Medicare Part B
Part B of Medicare provides qualifying US citizens with outpatient medical insurance, which covers doctors’ services, preventative services, and other forms of outpatient care. You can enroll in Part B medical insurance three months before and four months after your 65th birthday. There is also a special enrollment period for those who are covered by a group health plan offered by a union or employer.
If you are already receiving benefits from Social Security or the Railroad Retirement Board, you will automatically enroll in Part B the month you turn 65: if your birthday is on the first of the month, you will enroll in Part B on the first day of the previous month. If you are disabled and under the age of 65, you automatically get Part B once you receive Social Security disability benefits. Most people must pay a monthly premium depending on their income to ensure Part B coverage. The premium is usually deducted from your monthly Social Security payments depending on income.

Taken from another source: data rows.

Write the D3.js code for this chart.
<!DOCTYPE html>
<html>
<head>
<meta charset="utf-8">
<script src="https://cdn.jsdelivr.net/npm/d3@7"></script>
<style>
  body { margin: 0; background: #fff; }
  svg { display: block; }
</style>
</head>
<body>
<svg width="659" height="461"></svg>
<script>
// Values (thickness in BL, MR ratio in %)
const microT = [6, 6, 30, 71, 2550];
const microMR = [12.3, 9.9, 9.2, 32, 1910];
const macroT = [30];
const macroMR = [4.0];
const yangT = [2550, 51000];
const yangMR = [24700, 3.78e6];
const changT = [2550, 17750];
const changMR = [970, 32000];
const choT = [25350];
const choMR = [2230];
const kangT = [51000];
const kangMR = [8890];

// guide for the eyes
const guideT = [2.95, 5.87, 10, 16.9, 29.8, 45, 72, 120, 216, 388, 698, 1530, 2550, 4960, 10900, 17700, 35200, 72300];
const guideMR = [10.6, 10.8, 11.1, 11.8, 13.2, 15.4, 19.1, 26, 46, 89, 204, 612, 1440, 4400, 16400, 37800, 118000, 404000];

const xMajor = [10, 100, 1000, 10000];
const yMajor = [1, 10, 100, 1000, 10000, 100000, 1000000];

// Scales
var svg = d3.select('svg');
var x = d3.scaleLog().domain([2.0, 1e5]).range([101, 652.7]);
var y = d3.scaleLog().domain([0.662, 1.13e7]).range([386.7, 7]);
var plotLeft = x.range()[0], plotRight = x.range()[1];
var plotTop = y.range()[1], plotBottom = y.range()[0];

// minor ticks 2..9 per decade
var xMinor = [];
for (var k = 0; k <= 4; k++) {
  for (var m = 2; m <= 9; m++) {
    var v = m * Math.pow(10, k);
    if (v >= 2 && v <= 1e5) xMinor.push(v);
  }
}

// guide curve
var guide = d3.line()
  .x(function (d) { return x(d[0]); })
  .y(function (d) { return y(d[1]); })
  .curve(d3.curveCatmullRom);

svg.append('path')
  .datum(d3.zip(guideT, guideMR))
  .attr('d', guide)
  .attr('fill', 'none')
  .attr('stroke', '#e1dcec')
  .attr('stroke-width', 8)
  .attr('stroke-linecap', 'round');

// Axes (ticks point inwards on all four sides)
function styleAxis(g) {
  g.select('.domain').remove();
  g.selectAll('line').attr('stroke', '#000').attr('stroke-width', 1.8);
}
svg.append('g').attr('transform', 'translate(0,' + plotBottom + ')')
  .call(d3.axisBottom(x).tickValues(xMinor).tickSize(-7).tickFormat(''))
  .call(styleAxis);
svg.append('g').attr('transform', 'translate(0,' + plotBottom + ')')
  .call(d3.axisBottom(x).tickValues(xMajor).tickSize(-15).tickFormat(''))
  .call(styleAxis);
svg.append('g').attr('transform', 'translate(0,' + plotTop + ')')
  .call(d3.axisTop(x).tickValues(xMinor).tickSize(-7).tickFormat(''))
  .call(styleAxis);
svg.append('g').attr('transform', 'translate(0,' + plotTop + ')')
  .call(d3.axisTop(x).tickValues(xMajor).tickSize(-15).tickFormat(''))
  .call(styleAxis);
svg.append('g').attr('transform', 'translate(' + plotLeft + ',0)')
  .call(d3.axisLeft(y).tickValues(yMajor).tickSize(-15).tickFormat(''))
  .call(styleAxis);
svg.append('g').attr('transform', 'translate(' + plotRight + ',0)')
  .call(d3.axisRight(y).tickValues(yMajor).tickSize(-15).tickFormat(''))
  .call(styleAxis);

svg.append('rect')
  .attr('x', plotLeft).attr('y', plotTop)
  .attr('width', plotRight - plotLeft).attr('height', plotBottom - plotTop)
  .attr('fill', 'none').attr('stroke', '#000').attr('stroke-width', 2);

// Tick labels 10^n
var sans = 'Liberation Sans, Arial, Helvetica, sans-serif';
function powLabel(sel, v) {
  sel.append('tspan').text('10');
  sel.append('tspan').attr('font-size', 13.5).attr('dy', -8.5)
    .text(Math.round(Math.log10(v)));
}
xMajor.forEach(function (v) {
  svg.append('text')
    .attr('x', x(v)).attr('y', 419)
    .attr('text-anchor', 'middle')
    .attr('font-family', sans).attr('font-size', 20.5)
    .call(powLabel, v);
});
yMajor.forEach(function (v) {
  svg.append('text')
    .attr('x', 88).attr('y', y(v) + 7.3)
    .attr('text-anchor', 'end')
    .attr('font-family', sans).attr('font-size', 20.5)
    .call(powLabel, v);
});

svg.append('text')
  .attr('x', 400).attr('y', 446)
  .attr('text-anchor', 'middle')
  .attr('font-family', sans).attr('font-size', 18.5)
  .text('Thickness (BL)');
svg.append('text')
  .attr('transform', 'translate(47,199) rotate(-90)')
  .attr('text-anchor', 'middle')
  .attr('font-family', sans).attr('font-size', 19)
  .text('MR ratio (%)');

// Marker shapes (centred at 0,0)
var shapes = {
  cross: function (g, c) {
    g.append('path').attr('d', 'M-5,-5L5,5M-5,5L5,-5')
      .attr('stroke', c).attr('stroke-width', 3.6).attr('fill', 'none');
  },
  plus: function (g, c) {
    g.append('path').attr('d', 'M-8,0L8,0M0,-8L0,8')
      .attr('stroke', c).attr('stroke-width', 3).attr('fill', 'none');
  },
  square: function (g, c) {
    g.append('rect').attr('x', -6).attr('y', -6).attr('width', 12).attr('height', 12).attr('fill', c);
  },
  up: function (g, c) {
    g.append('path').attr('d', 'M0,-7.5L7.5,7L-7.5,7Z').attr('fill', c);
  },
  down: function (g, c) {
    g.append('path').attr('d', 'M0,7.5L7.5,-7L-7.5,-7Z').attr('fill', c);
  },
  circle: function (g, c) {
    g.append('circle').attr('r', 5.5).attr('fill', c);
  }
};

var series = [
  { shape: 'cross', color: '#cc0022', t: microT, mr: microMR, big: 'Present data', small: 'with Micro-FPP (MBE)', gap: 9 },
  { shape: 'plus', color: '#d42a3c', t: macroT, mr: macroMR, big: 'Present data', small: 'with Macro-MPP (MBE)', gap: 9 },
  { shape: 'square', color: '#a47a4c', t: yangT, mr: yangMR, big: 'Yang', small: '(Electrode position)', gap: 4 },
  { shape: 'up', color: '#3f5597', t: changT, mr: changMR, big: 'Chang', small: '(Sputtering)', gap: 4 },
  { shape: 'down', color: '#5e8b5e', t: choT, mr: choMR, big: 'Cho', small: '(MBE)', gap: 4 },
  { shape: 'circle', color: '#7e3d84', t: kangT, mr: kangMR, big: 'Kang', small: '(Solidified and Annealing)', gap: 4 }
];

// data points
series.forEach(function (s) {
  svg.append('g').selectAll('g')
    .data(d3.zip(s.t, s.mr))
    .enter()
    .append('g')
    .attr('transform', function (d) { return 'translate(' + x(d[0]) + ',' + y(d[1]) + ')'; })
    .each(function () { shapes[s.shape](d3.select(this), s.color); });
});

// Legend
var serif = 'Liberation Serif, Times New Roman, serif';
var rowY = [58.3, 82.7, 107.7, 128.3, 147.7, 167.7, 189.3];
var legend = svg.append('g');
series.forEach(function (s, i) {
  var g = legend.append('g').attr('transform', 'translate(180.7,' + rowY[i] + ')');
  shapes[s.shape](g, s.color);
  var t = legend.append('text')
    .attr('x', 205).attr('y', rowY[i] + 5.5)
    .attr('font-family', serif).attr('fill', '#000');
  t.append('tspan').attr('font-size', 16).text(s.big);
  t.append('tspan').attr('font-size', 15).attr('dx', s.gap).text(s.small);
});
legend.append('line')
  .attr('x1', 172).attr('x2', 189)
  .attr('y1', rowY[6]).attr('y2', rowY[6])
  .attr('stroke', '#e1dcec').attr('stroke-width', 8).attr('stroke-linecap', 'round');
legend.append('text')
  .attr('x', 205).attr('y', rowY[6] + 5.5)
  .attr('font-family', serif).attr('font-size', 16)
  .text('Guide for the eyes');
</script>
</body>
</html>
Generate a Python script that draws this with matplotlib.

You can chose to opt out of Part B by sending the Medicare Part B card back when you receive it in the mail: by keeping the card, you keep Part B and keep paying Part B premiums. If you chose not to enroll during your initial enrollment period, you have the opportunity to register in the general enrollment period that stretches from January 1 to May 1. For every 1 year period that you were qualified to enroll in but opted not to your Part B monthly premium will increase by 10 percent.
Medicare Part B provides patients with medically necessary outpatient health care. Part B fills in some of Part A’s gaps by providing coverage for doctors in an outpatient setting as well as for approved medical equipment and supplies when necessary. Physician services, nursing services, vaccinations, cardiovascular and diabetes screenings, lab services, and other preventative services can all be covered by Part B. Routine physical exams are not covered by Part B.Medicare Part B will not pay for cosmetic surgery, custodial care, prescription drugs, dental care, or vision care, as well as other services.
Medicare does not cover every health-related service or item. You will likely have to pay copayments and deductibles on services even if they are covered by Medicare. Most copayments will cost around 20 percent of the total cost of the service. If a service you need is not covered by Medicare, you must cover the costs yourself unless you have separate insurance.